§ Do this:
Give back, unchanged, the line with "Write a Python", the line with "ax = fig.add_axes([86/637, 1", and every line between them, and no other line.

[Stored items]

** start **

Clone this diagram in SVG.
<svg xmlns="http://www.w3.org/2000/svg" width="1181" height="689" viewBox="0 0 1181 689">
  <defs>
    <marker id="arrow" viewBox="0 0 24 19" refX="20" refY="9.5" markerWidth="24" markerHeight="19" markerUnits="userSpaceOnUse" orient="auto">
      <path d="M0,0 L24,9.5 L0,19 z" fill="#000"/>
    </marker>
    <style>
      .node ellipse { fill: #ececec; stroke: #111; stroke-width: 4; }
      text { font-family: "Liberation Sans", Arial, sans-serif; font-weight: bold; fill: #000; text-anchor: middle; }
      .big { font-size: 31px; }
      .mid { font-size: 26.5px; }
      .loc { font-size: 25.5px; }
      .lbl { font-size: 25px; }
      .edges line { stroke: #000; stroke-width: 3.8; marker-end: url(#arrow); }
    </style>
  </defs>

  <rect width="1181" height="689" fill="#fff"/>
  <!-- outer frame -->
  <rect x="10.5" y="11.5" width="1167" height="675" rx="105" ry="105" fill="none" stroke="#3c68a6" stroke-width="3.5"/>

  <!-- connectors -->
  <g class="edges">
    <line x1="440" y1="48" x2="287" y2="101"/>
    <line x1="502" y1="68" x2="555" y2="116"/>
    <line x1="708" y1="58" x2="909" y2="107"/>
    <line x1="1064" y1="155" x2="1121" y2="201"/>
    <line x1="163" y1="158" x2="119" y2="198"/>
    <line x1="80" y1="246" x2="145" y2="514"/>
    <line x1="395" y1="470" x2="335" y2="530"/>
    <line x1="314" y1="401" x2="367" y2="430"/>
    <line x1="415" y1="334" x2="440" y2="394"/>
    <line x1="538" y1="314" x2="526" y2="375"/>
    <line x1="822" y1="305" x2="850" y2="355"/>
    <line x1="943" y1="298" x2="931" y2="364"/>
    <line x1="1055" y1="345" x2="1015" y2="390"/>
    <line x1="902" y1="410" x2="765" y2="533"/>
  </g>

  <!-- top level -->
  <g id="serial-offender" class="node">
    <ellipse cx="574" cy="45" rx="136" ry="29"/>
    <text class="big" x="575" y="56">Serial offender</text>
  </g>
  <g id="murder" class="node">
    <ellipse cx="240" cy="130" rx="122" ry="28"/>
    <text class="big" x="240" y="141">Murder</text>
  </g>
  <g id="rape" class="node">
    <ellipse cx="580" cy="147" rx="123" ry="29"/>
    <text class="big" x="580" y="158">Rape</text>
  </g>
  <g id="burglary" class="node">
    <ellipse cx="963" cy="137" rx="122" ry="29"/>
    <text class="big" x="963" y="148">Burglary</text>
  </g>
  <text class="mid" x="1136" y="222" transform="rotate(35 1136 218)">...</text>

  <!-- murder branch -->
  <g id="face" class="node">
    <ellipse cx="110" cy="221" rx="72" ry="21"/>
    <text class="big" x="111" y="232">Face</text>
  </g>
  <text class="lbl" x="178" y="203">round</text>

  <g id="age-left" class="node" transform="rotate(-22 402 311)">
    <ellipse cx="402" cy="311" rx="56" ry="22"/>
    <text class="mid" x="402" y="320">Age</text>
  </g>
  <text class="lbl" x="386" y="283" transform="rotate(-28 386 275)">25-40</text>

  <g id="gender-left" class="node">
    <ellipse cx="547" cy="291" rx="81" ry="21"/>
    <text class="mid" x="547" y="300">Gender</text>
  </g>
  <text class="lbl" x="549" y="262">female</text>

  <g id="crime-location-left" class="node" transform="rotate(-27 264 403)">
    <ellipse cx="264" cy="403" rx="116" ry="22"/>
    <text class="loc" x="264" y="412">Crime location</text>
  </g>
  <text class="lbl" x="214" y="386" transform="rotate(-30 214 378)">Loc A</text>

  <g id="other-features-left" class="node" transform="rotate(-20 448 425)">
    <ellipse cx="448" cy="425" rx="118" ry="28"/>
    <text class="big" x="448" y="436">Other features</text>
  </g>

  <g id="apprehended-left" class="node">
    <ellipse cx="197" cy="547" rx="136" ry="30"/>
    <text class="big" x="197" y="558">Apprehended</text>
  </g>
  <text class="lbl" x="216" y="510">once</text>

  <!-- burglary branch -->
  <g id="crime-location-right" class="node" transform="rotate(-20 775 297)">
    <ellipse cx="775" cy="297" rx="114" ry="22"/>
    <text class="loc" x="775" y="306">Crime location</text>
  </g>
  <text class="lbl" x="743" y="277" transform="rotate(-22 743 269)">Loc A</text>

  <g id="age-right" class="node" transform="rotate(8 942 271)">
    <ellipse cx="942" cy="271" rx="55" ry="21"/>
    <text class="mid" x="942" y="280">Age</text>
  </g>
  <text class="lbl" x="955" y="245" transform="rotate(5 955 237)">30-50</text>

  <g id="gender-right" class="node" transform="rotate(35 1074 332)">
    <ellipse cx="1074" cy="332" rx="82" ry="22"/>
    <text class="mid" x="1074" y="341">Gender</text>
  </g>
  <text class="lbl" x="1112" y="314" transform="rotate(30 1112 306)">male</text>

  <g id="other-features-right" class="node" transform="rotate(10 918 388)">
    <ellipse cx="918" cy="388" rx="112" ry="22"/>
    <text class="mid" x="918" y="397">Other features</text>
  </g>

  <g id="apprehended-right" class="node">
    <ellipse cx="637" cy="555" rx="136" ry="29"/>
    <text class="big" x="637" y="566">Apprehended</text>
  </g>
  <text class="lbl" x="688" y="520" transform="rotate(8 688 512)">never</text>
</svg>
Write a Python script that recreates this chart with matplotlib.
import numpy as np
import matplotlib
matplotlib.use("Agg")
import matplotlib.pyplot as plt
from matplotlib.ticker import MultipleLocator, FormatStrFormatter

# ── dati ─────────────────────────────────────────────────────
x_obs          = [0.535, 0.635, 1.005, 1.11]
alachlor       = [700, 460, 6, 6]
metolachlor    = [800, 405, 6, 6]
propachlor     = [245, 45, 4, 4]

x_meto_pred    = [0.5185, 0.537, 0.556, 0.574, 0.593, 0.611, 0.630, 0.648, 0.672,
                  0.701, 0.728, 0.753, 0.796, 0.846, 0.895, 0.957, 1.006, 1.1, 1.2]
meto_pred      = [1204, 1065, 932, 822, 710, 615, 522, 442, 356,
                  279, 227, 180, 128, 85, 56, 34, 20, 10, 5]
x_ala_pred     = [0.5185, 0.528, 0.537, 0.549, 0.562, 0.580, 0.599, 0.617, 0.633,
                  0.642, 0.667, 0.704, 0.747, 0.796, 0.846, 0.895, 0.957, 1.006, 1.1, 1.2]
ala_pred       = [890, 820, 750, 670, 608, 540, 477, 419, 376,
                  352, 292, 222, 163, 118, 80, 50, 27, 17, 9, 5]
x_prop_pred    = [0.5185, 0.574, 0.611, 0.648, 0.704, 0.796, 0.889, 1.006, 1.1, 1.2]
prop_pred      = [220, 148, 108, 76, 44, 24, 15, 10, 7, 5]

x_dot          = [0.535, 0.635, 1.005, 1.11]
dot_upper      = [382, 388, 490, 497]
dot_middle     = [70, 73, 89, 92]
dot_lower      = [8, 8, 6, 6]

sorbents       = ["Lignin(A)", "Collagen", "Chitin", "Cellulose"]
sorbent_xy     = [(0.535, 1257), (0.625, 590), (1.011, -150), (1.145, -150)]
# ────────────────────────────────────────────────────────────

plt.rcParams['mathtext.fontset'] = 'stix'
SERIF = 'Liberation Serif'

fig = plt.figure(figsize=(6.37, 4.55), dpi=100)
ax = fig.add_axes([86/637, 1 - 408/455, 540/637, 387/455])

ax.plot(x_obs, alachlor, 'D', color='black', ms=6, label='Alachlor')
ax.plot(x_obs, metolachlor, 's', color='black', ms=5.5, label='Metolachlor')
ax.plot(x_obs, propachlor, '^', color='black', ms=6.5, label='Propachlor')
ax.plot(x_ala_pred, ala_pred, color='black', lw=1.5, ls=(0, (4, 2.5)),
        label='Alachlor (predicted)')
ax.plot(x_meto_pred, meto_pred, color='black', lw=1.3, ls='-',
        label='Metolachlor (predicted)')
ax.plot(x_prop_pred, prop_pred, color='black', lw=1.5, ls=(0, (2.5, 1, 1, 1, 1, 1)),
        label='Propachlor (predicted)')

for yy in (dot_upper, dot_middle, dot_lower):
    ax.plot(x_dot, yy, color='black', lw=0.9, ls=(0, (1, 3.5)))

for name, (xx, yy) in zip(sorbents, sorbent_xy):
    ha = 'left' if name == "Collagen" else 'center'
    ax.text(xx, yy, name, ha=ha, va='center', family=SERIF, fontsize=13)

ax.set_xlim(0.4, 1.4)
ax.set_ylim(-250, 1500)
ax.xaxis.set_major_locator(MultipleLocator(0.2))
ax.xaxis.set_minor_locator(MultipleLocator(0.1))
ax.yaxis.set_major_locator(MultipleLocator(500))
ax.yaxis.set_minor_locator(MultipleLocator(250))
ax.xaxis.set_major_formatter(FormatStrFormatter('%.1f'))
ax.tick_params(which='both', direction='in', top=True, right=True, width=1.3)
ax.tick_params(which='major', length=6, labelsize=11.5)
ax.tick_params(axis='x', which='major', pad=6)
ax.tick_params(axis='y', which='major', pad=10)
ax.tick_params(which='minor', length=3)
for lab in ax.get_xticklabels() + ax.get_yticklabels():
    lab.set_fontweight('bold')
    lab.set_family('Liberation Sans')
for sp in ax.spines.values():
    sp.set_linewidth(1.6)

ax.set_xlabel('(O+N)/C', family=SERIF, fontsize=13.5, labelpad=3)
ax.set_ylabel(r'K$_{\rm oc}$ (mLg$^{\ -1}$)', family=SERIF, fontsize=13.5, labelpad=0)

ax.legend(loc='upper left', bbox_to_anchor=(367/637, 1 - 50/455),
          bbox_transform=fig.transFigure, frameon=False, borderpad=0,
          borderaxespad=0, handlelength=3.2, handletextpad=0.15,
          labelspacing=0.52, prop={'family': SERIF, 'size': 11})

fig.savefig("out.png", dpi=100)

** end **

§ Solved exercise:
Write a Python script that recreates this chart with matplotlib.
import numpy as np
import matplotlib
matplotlib.use("Agg")
import matplotlib.pyplot as plt
from matplotlib.ticker import MultipleLocator, FormatStrFormatter

# ── dati ─────────────────────────────────────────────────────
x_obs          = [0.535, 0.635, 1.005, 1.11]
alachlor       = [700, 460, 6, 6]
metolachlor    = [800, 405, 6, 6]
propachlor     = [245, 45, 4, 4]

x_meto_pred    = [0.5185, 0.537, 0.556, 0.574, 0.593, 0.611, 0.630, 0.648, 0.672,
                  0.701, 0.728, 0.753, 0.796, 0.846, 0.895, 0.957, 1.006, 1.1, 1.2]
meto_pred      = [1204, 1065, 932, 822, 710, 615, 522, 442, 356,
                  279, 227, 180, 128, 85, 56, 34, 20, 10, 5]
x_ala_pred     = [0.5185, 0.528, 0.537, 0.549, 0.562, 0.580, 0.599, 0.617, 0.633,
                  0.642, 0.667, 0.704, 0.747, 0.796, 0.846, 0.895, 0.957, 1.006, 1.1, 1.2]
ala_pred       = [890, 820, 750, 670, 608, 540, 477, 419, 376,
                  352, 292, 222, 163, 118, 80, 50, 27, 17, 9, 5]
x_prop_pred    = [0.5185, 0.574, 0.611, 0.648, 0.704, 0.796, 0.889, 1.006, 1.1, 1.2]
prop_pred      = [220, 148, 108, 76, 44, 24, 15, 10, 7, 5]

x_dot          = [0.535, 0.635, 1.005, 1.11]
dot_upper      = [382, 388, 490, 497]
dot_middle     = [70, 73, 89, 92]
dot_lower      = [8, 8, 6, 6]

sorbents       = ["Lignin(A)", "Collagen", "Chitin", "Cellulose"]
sorbent_xy     = [(0.535, 1257), (0.625, 590), (1.011, -150), (1.145, -150)]
# ────────────────────────────────────────────────────────────

plt.rcParams['mathtext.fontset'] = 'stix'
SERIF = 'Liberation Serif'

fig = plt.figure(figsize=(6.37, 4.55), dpi=100)
ax = fig.add_axes([86/637, 1 - 408/455, 540/637, 387/455])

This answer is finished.